There is more to revolutionising shaving than coming up with a innovative new razor. You’ll need to make machines for making blades. You need to find a way to pack the blades. You have to find way to present your wares. And you need a way to make an affordable shaving brush handle.
And the last bit is what Ernest Miltner filed a patent for in 1910. Filed on behalf of the Rubber & Celluloid Harness Trimming Co, the patent was granted in 1913. Even if it’s tangential to the act of shaving, I find it interesting enough to cover.
It is worth keeping in mind that artificial materials were a fairly new thing. Processes we are familiar with were new, or not even though of. Today “plastic” usually means a wide range of synthetic or semi-synthetic materials that use polymers as a main ingredient. In the early 20th century, plastic usually meant celluloid – although Bakelite was recently invented.
Celluloid – a mixture of nitrocellulose1 and camphor – is commonly considered the first thermoplastic. And that means that it can be moulded by heat… which is just how Ernest turned a tube of it into a shaving brush handle.
The patent and process
Referring to the patent and the drawings, the process is – in hindsight – easy to grasp.
One end of a celluloid tube is upset2 to the diameter of the bottom of the brush handle. A celluloid disk is attached to the wide end. The tube, now closed at one end, is places in a heated mould, and the tube is blown into the shape of a shaving brush handle by pressurised air.
The resulting handle is hollow and light weight, and can – according to the patent – be used while hollow, or filled with plaster of Paris or other materials.
The actual claim in the patent is a bit more verbose though. To qoute:
The method described of producing a hollow shell of definite outline from plastic material which consists in forming a tube of such material open at both ends, expanding one end portion of said tube, uniting to said end of the tube a closing disk of the same material, applying said tube thus formed within a die or mold, softening the tube therein by heat applied to the exterior of the die or mold, expanding the tube against the-walls of the die or mold by air underpressure delivered within the tube through its open end, and applying a cooling medium to the mold to cool the same and the shell therein.
From US patent 1,052,081
Final thoughts
I don’t think too many shaving brush handles are made in this manner today.
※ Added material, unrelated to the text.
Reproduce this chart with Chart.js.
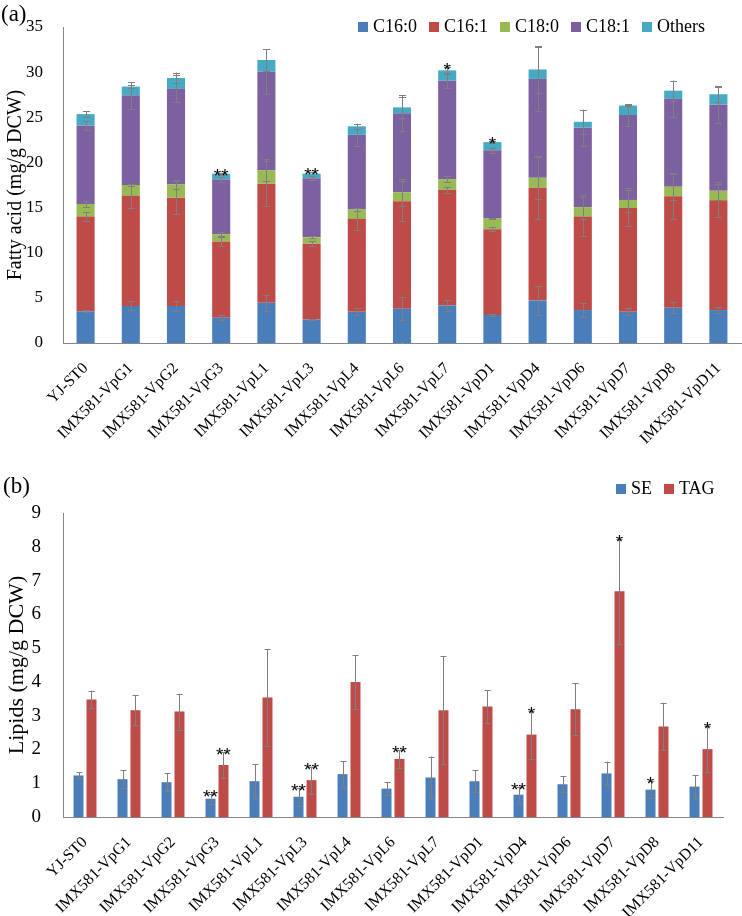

But cheap, plastic handles are often injection moulded, which can be seen as a spiritual successor to this process. It should also be possible to recreate the process on a small scale, if an artisan wishes to make old style, plaster filled celluloid handles today.
The full patent can be read, as usual, on Google Patents.
Footnotes
- Also known as gun-cotton, which says a fair bit of it’s tendency to go Boom.
- Upset in this context means widening out into a cone.